Cependant, elle ne peut faire face à la puissante tribu Al Rachid : elle est écrasée encore une fois. En revanche, au début du XXe siècle, Abdelaziz Ben Abderrahmane Al Saoud s’impose sur tout le désert de Nadjd. Fidèle à l’ambition de ses aïeux, il conquiert les villes de Nadjd une à une, étend son pouvoir en s’accaparant du Hedjaz, c’est-à-dire, de La Mecque et de Médine. En chassant le malékisme et le chafiisme ancrés depuis des siècles au Hedjaz, Abdel Aziz “hanbalise” ou plutôt “wahhabise” toute l’Arabie, excepté le Sud et quelques émirats à l’Est, protectorats de la puissance britannique. En connivence avec celle-ci, Abdel Aziz proclame officiellement en 1926 la naissance de ce qu’on appelle l’État saoudien moderne, troisième tentative qui, elle, a réussi. Ainsi, l’avènement du wahhabisme ne remonte pas seulement à Abdel Aziz, mais c’est une constituante fondatrice et légitimatrice de l’État saoudien. Cela étant dit, on saisit mieux les dangers et les défis qui se dressent devant l’ambition qu’affiche témérairement le prince Mohamed Ben Salmane. S’ajoute à cela le délicat problème de la succession du pouvoir. En effet, depuis la mort de Abdel Aziz, la succession de ses fils s’est perpétuée de frère en frère d’une manière horizontale ; ce qui institue une véritable gérontocratie puisque tous les fils d’Abdel Aziz vivants ont régné jusqu’à un âge avancé : Saoud, Fayçal, Fahd, Khaled, Abdellah et Salmane. Celui-ci est donc le dernier fils vivant d’Abdel Aziz et sa montée au trône est tout à fait légitime et respecte l’usage établi. Pour la première fois, la famille Saoud est désorientée, car elle n’a aucun protocole qui prend en charge la dynamique de succession qui passe à la troisième génération, celle des petits-fils. Un autre facteur est à considérer dans cette perturbation, le nombre important des petits-fils d’Abdel Aziz. Au début, le vieux roi Salmane a tenté de remédier à cette carence en désignant comme prince héritier celui qui est considéré comme le plus sage et le plus apte à gouverner parmi les petits-fils d’Abdel Aziz : son neveu Mohammed Ben Nayef.

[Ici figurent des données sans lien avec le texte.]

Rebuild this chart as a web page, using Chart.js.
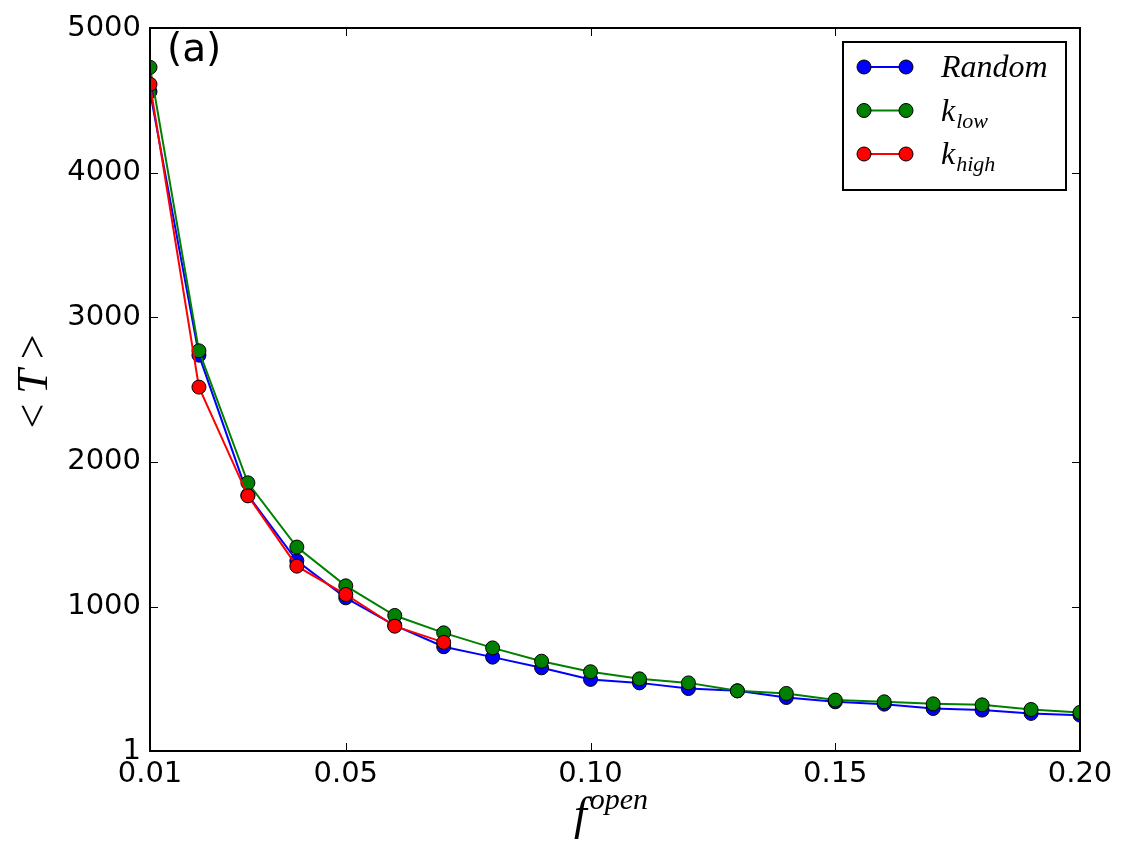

Cependant, cette nomination ne règle pas la question à long terme : comment les petits-fils se succèderont-ils alors que l’on imagine bien mal que le pouvoir se promène de cousin en cousin d’autant plus qu’ils dépassent la centaine ?Salmane, dit-on, a révisé son choix et a opté pour une solution radicale en nommant purement et simplement son propre fils comme prince héritier le 21 juin 2017 et cela malgré sa jeunesse (32 ans). Assistons-nous alors à la naissance de la dynastie salamanienne ?
Ce jeune prince dont la légitimité est à consolider fait de plus en plus parler de lui. À cause de ses déclarations et des annonces successives de ses projets, Mohamed Ben Salmane devient au centre de l’intérêt des grands médias et attire l’attention de tous les observateurs.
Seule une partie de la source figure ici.